AsymFlow: Converting Latent Diffusion Models to Pixel Space Improves Image Quality
Key Takeaways
- ▸AsymFlow converts existing latent diffusion models to pixel space without expensive full retraining—only fine-tuning is required
- ▸Asymmetric flow prediction splits data and noise terms, achieving pixel-space image quality without proportional computational cost
- ▸AsymFLUX.2 klein beats its FLUX.2 klein parent on human preference, prompt adherence, and quality metrics
Summary
Researchers at Stanford have published AsymFlow, a novel technique that converts existing latent-space diffusion models into pixel-space generators—challenging a long-held consensus that pixel-space image generation is prohibitively expensive. Latent diffusion models like Stable Diffusion and FLUX compress images into a low-dimensional mathematical space for computational efficiency, but this compression inevitably loses fine details, textures, and sharp edges that exist only in pixel-level data. AsymFlow solves this problem without requiring full model retraining from scratch.

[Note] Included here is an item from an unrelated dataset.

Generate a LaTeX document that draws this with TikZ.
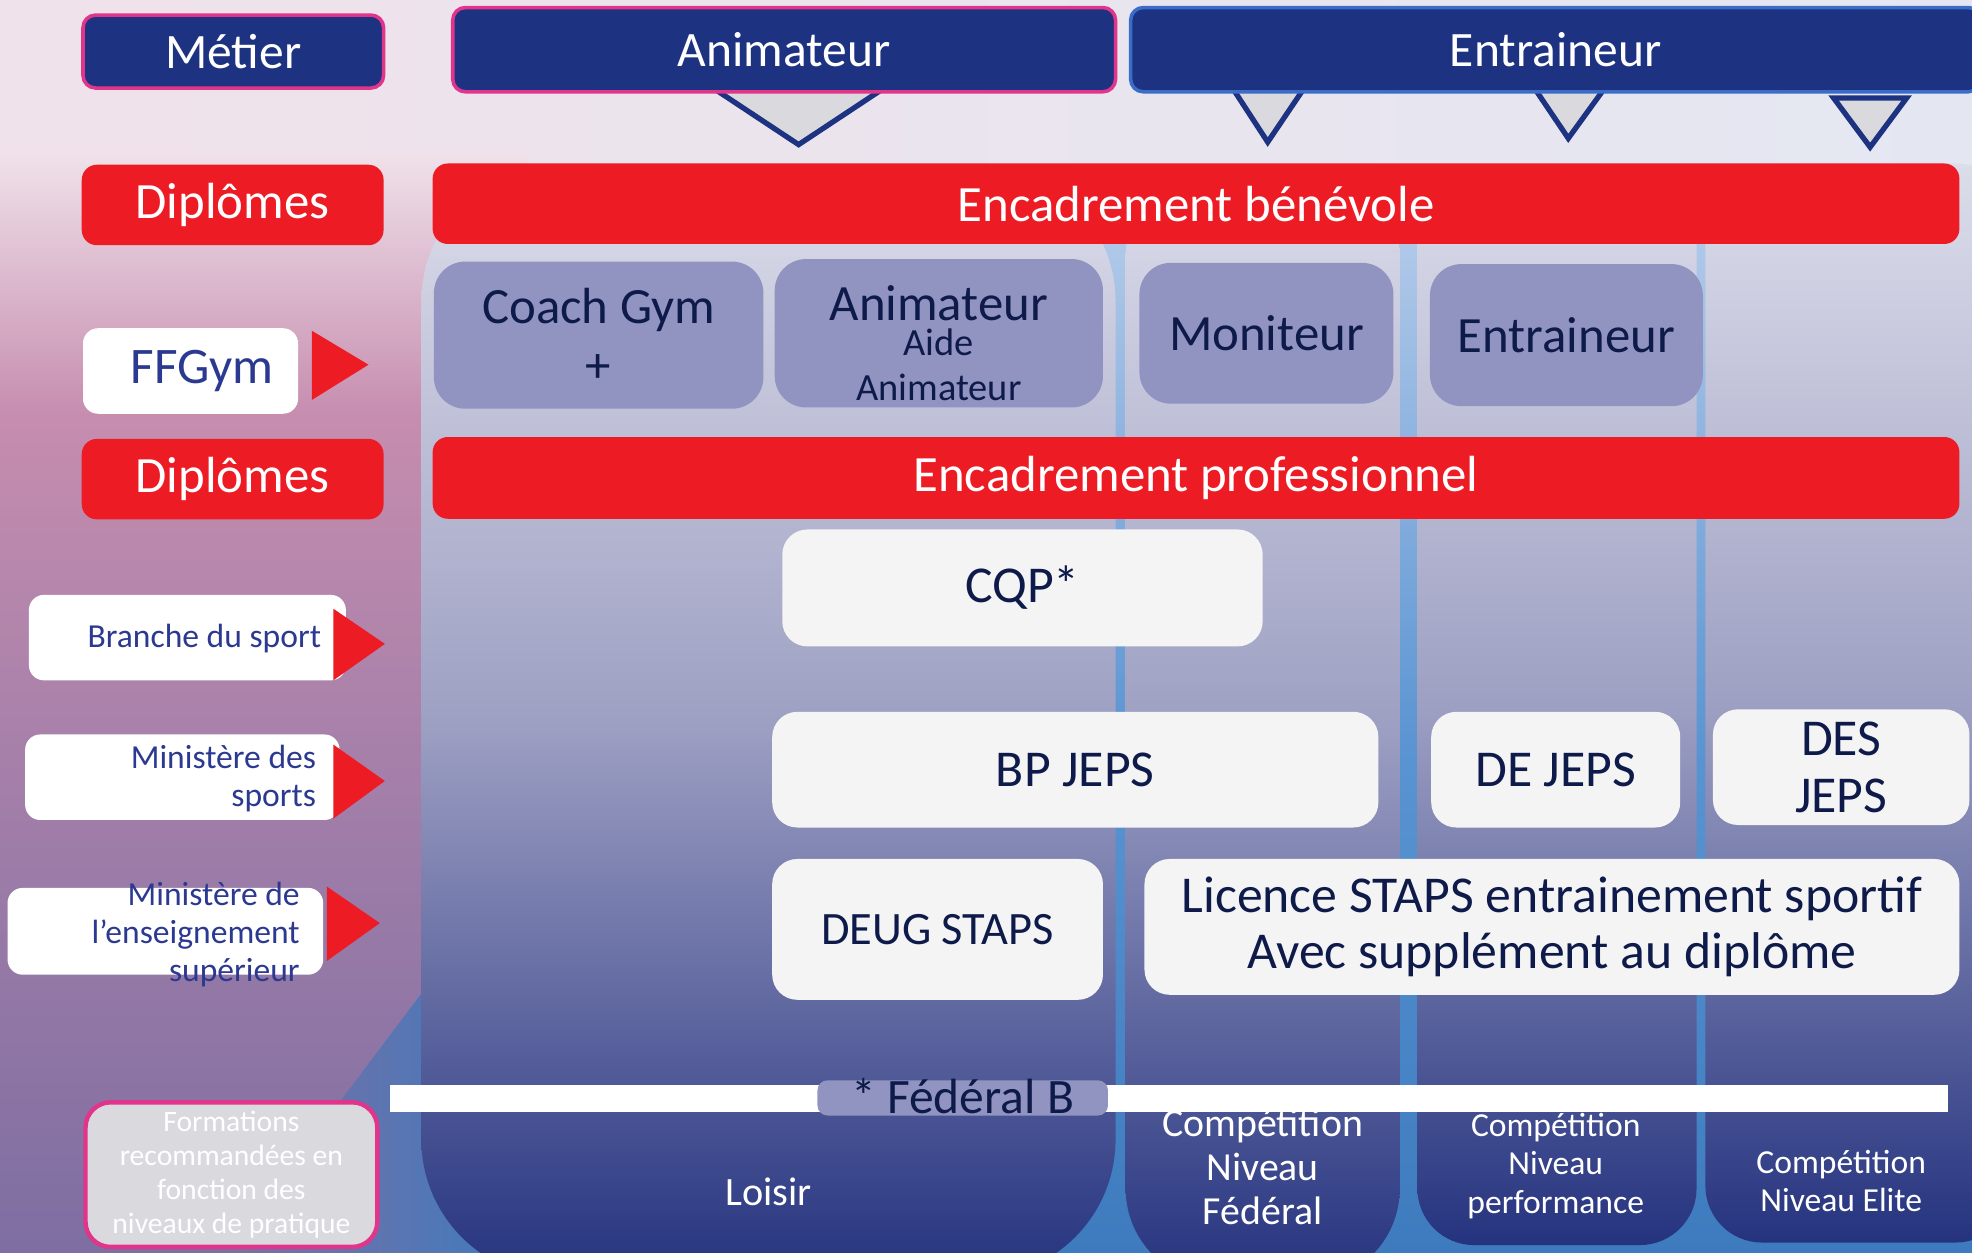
\documentclass[tikz,border=0pt]{standalone}
\usepackage{fontspec}
\setmainfont{Carlito}
\definecolor{navy}{HTML}{1E3282}
\definecolor{rosy}{HTML}{E0358A}
\definecolor{skyedge}{HTML}{3A6CC8}
\definecolor{redbar}{HTML}{ED1C24}
\definecolor{lavender}{HTML}{9194C1}
\definecolor{paper}{HTML}{F4F4F4}
\definecolor{ink}{HTML}{0E1A4A}
\definecolor{srcink}{HTML}{2B3990}
\definecolor{pickgray}{HTML}{D9D9DE}
\definecolor{paneltop}{HTML}{DCDDEA}
\definecolor{panelmid}{HTML}{9EA0C3}
\definecolor{panelbot}{HTML}{25337F}
\definecolor{gaptop}{HTML}{AFC8E8}
\definecolor{gapmid}{HTML}{5A94D2}
\definecolor{gapbot}{HTML}{3D7BBE}
\definecolor{bgpink}{HTML}{C68DAF}
\definecolor{bgplum}{HTML}{9F7DA8}
\definecolor{bgdusk}{HTML}{7E6EA2}
\definecolor{skyleft}{HTML}{F0E2EA}
\definecolor{skyright}{HTML}{E4E7F2}

\begin{document}
\begin{tikzpicture}[x=0.1mm, y=-0.1mm]
    \useasboundingbox (0,0) rectangle (1568,996);

    % background
    \shade[left color=skyleft, right color=skyright] (0,0) -- (1568,0) -- (1568,200) -- (420,200) -- (420,120) -- (0,120) -- cycle;
    \shade[top color=skyleft, bottom color=bgpink] (0,120) rectangle (420,330);
    \shade[top color=bgpink, bottom color=bgdusk, middle color=bgplum] (0,330) rectangle (420,996);
    \shade[left color=bgdusk, right color=gapbot] (180,996) -- (335,790) -- (420,790) -- (420,996) -- cycle;
    \shade[top color=gaptop, bottom color=gapbot, middle color=gapmid] (820,194) rectangle (1568,996);

    % columns
    \begin{scope}[panel/.style={top color=paneltop, bottom color=panelbot, middle color=panelmid}]
        \shade[panel, rounded corners=11mm] (335,130) rectangle (887,1016);
        \shade[panel, rounded corners=7.5mm] (895,130) rectangle (1113,1020);
        \shade[panel, rounded corners=4.5mm] (1127,130) rectangle (1349,990);
        \shade[panel, rounded corners=4.5mm] (1356,130) rectangle (1600,988);
    \end{scope}

    \begin{scope}[pick/.style={fill=pickgray, draw=navy, line width=1.2pt}]
        \filldraw[pick] (567,70) -- (703,70) -- (635,115) -- cycle;
        \filldraw[pick] (980,70) -- (1037,70) -- (1008,113) -- cycle;
        \filldraw[pick] (1220,70) -- (1276,70) -- (1247,110) -- cycle;
        \filldraw[pick] (1458,78) -- (1516,78) -- (1487,117) -- cycle;
    \end{scope}

    \begin{scope}[every node/.style={fill=navy, draw=rosy, line width=0.8pt, rounded corners=1mm, text=white, inner sep=0pt, font=\fontsize{11.2}{13}\selectfont}]
        \node[minimum width=23.9mm, minimum height=5.8mm] (H_1) at (185.5,41) {Métier};
        \node[minimum width=52.7mm, minimum height=6.7mm] (H_2) at (623.5,39.5) {Animateur};
        \node[draw=skyedge, minimum width=67.6mm, minimum height=6.7mm] (H_3) at (1237,39.5) {Entraineur};
    \end{scope}

    \begin{scope}[every node/.style={fill=redbar, rounded corners=1.2mm, text=white, inner sep=0pt, font=\fontsize{11.5}{13}\selectfont}]
        \node[minimum width=24mm, minimum height=6.4mm] (R_1) at (185,163) {Diplômes};
        \node[minimum width=121.4mm, minimum height=6.4mm] (R_2) at (951,162) {Encadrement bénévole};
        \node[minimum width=24mm, minimum height=6.4mm] (R_3) at (185,381) {Diplômes};
        \node[minimum width=121.4mm, minimum height=6.5mm] (R_4) at (951,380) {Encadrement professionnel};
    \end{scope}

    \begin{scope}[every node/.style={fill=lavender, rounded corners=2.5mm, text=ink, inner sep=0pt, align=center, font=\fontsize{11.5}{13.3}\selectfont}]
        \node[minimum width=26.2mm, minimum height=11.7mm] (F_1) at (476,266.5) {Coach Gym\\+};
        \node[minimum width=26.1mm, minimum height=11.8mm] (F_2) at (746.5,265) {\rule{0pt}{12.5pt}Animateur\\[-5.3pt]{\fontsize{8.7}{10}\selectfont Aide}\\[-3.1pt]{\fontsize{8.7}{10}\selectfont Animateur}};
        \node[minimum width=20.2mm, minimum height=11.2mm] (F_3) at (1007,265) {Moniteur};
        \node[minimum width=21.7mm, minimum height=11.3mm] (F_4) at (1245.5,266.5) {Entraineur};
    \end{scope}

    \begin{scope}[every node/.style={fill=paper, rounded corners=2mm, text=ink, inner sep=0pt, align=center, font=\fontsize{11.7}{12.8}\selectfont}]
        \node[minimum width=38.2mm, minimum height=9.3mm] (D_1) at (813,467.5) {CQP*};
        \node[minimum width=48.2mm, minimum height=9.2mm] (D_2) at (855,612) {BP JEPS};
        \node[minimum width=19.8mm, minimum height=9.2mm] (D_3) at (1237,612) {DE JEPS};
        \node[minimum width=20.4mm, minimum height=9.2mm] (D_4) at (1464,610) {DES\\JEPS};
        \node[minimum width=26.3mm, minimum height=11.2mm, font=\fontsize{10.5}{12}\selectfont] (D_5) at (745.5,739) {DEUG STAPS};
        \node[minimum width=64.8mm, minimum height=10.8mm] (D_6) at (1234,737) {Licence STAPS entrainement sportif\\Avec supplément au diplôme};
    \end{scope}

    % sources
    \begin{scope}[every node/.style={fill=white, rounded corners=1.2mm, inner sep=0pt}]
        \node[minimum width=17.1mm, minimum height=6.8mm] (S_1) at (151.5,295) {};
        \node[minimum width=25.2mm, minimum height=6.8mm] (S_2) at (149,507) {};
        \node[minimum width=25mm, minimum height=6.8mm] (S_3) at (145,618) {};
        \node[minimum width=25.1mm, minimum height=6.9mm] (S_4) at (131.5,740.5) {};
    \end{scope}

    \begin{scope}[every node/.style={text=srcink, align=right, inner sep=0pt, anchor=east, font=\fontsize{7.6}{8.6}\selectfont}]
        \node[font=\fontsize{11.6}{13}\selectfont] (T_1) at (218,295) {FFGym};
        \node (T_2) at (256,508) {Branche du sport};
        \node (T_3) at (252,619) {Ministère des\\sports};
        \node (T_4) at (239,743) {Ministère de\\l’enseignement\\supérieur};
    \end{scope}

    \begin{scope}[pointer/.style={fill=redbar}]
        \fill[pointer] (248,263) -- (293,290) -- (248,318) -- cycle;
        \fill[pointer] (265,484) -- (306,512) -- (265,541) -- cycle;
        \fill[pointer] (265,592) -- (306,621) -- (265,651) -- cycle;
        \fill[pointer] (260,705) -- (302,734) -- (260,764) -- cycle;
    \end{scope}

    % levels
    \begin{scope}[every node/.style={text=white, align=center, inner sep=0pt}]
        \node[font=\fontsize{9.1}{10}\selectfont] (L_1) at (611,948) {Loisir};
        \node[font=\fontsize{9}{10}\selectfont] (L_2) at (1004,928) {Compétition\\Niveau\\Fédéral};
        \node[font=\fontsize{7.6}{8.7}\selectfont] (L_3) at (1237,927) {Compétition\\Niveau\\performance};
        \node[font=\fontsize{7.6}{8.5}\selectfont] (L_4) at (1464,939) {Compétition\\Niveau Elite};
    \end{scope}

    \fill[white] (310,863) rectangle (1549,884);
    \node[fill=lavender, rounded corners=0.8mm, text=ink, inner sep=0pt, minimum width=23.1mm, minimum height=2.8mm, text height=7.2pt, text depth=0pt, font=\fontsize{11.2}{12}\selectfont] (B) at (765.5,873) {* Fédéral B};

    \node[fill=pickgray, draw=rosy, line width=1pt, rounded corners=2mm, text=white, align=center, inner sep=0pt, minimum width=23.2mm, minimum height=11.5mm, font=\fontsize{6.7}{7.7}\selectfont] (N) at (184,934) {Formations\\recommandées en\\fonction des\\niveaux de pratique};
\end{tikzpicture}
\end{document}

The breakthrough hinges on an asymmetric approach to flow prediction. Rather than predicting velocity (the direction and speed from noise to clean image) entirely in pixel space—which would be computationally prohibitive—AsymFlow keeps the data term (actual image information) at full dimensionality while restricting the noise term to a low-rank subspace. This mathematically clever split allows the model to perform meaningful work in pixel space without the computational overhead that made it previously impractical. The velocity prediction is then recovered analytically without changing the network architecture or training procedure.

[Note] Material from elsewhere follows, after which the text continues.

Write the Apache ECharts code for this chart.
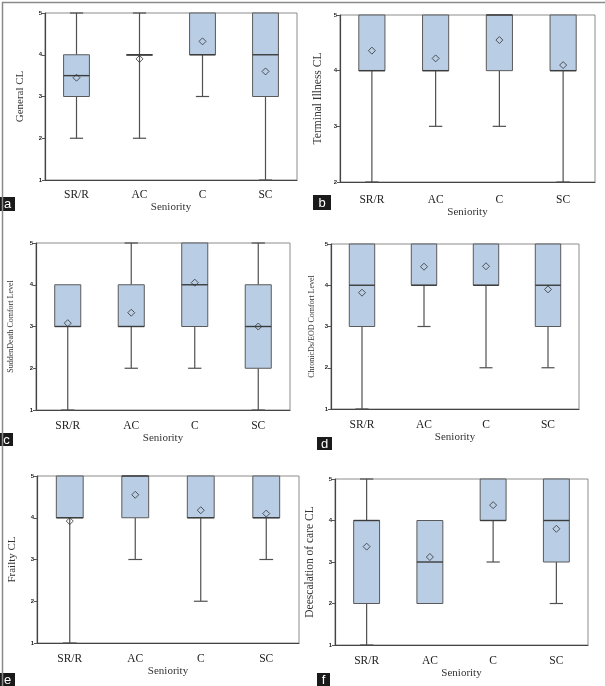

When applied to FLUX.2 klein, the resulting AsymFLUX.2 klein outperforms the original model on standard benchmarks: achieving 10.66 on HPSv3 (human preference evaluation) versus 9.50 for the base model, 86.8 on DPG-Bench (prompt adherence) versus 85.2, and 0.82 on GenEval versus 0.80. Remarkably, this smaller pixel-space finetuned model surpasses even the larger FLUX.1 dev on HPSv3 (10.43), demonstrating that the technique delivers meaningful improvements in perceived image quality and detail. The approach generalizes to any latent diffusion model, opening a new pathway for improving existing systems.
- The technique challenges the field's long-standing belief that pixel-space generation is impractical and generalizes to any latent diffusion model
Editorial Opinion
AsymFlow demonstrates that the field's consensus on pixel-space generation—"it's too hard, we moved on"—was likely premature. By finding the mathematical trick that makes pixel-space practical, the researchers show that some of AI's settled impossibilities may just be opportunities waiting for the right insight. This opens a compelling question: how many other improvements are hidden in plain sight, waiting for someone to challenge assumptions that the field has stopped questioning?